Über-Ich und Moralapostel

Das Über-Ich ist nun mal eine Triebgestalt, die ihr Mütchen “im Interesse der Allgemeinheit” kühlt. Die Nummer gleicht dann der dünnen Spiel-Handlung in einem Pornofilm und verrät sich auf Facebook häufig durch die obszöne Verwendung von Stimmung verspritzenden Bildschriftzeichen unter Beiträgen, die es “nicht fassen können” oder die Wortkette “immer noch nicht” wiederholen. Es bleibt freilich ein Schmierentheater, indem sein Zweck allein in der Triebbefriedigung besteht (bei alten Männern ev. der einzig noch zur Verfügung stehenden).
 
In dem Trieb oder seiner Befriedigung liegt an sich nichts Verwerfliches, solange er in privatem Sinne wirkt, etwa als Sammel–, Lese– oder auch Sexbessenheit, Bungeespringen usf.
 
Moralisch fragwürdig bis lebensgefährlich wird TRIEB, wenn als Vorwand für sein Ausleben öffentliche oder Gruppeninteressen in Anspruch genommen werden.
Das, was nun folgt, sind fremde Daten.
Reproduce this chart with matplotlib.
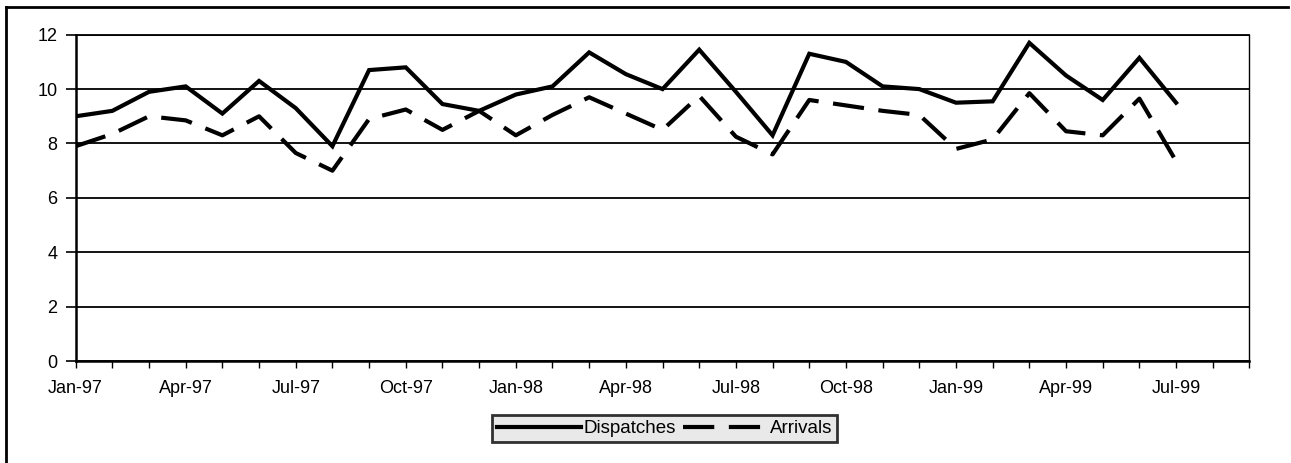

Alle staatlichen Angelegenheiten, politischen Fragen werden zu einem Witz als Vehikel der Tiebbefriedigung.
 
Ein Beispiel aus unserer Zeit wäre der Trumpismus, eine typische Über-Ich-Erscheinung, indem er allein dem Zweck diente, eine Ejakulation hinter die andere zu setzen. Nicht weniger pervers, nur weniger Spaß machend, waren die linken Antworten darauf in Form einer altjüngferlichen Kläffsucht, der’s freilich ebenso wenig um Anstand als dessen Instrumentalisierung für (im Falle der Linken oft masochistische) Triebzwecke geht.
 
Dass in Wirklichkeit der Trieb am Ruder ist, erkennen wir daran, dass er nie genug kriegt. Denn Triebe haben kein Ziel außer ihrer Zirkulation. Irgendein Erfolg kann sie so wenig zufriedenstellen wie Milch, die plötzlich aus dem Schnuller eines Kleinkinds käme. Jede Form des moralischen Engagements oder der Empörung steht deswegen im Triebverdacht, ob sie dabei scheinheilig meckert wie von links oder obszöne poltert wie von rechts.
 
Man merkt, dass das Über-Ich einen am Wickel hat, wenn die Forderungen immer unerfüllbarer werden. Wie in einem der Kafka-Romane, die das Phänomen vollkommen durchsteigen. Es geht dabei nie um Erkenntnis oder Moral, sondern stets ums Genießen, auf die eine oder andere Art. Die Gesetzesbücher in Kafkas Prozess sind voller pornografischer Zeichnungen, die Richter und Polizisten alle Schürzenjäger.
 
Das quälende Kommando des Über-Ichs lautet: Als Mensch des öffentlichen Lebens musst du sehen, dass du auf deine Kosten kommst! Wie der Gröhl-Befehl in der Fan-Meute der Südkurve. Oder auch der süchtige Trotz in der öffentlichen Geste des Querdenkens.
 
Sobald der Trieb unter irgendeinem sozialen Vorwand mehr als private Interessen kolonialisiert, droht er, die öffentliche Sache zu verderben. Wir sind da ev. inzwischen weiter gegangen, als gut oder zurückzuziehen ist. Denn niemand verliert sein Gesicht, wenn er öffentlich die Hosen herunterlässt. FB stellt vielmehr eine Batterie von Emojis bereit, um die obszöne Geste hochzujubeln.
 
Hat das Über-Ich, frage ich mich manchmal, überhaupt einen Nutzen, außer eben dem Abspritzen eine öffentliche Bühne zu liefern? Was ginge verloren, wenn man es dekonstruierte und damit aus dem Verkehr zöge? Gewiss nicht das Vergnügen, das sich fast jeder Spielwiese bedienen kann, ohne Einbuße.
 
P. S. Früher hieß es noch, dass die „Frauen kein Über-Ich“ hätten, ihnen mit anderen Worten das Talent oder die Neigung fehlte, in der Öffentlichkeit abzuspritzen. Dies wurde jedoch als Kritik oder Mangel gedeutet und aufgeholt von der jüngeren Generation – salonfähig gemacht auch für ehm. privaten Randgruppen, die ihr Genussschema inzwischen um die öffentliche Sache erweitert haben.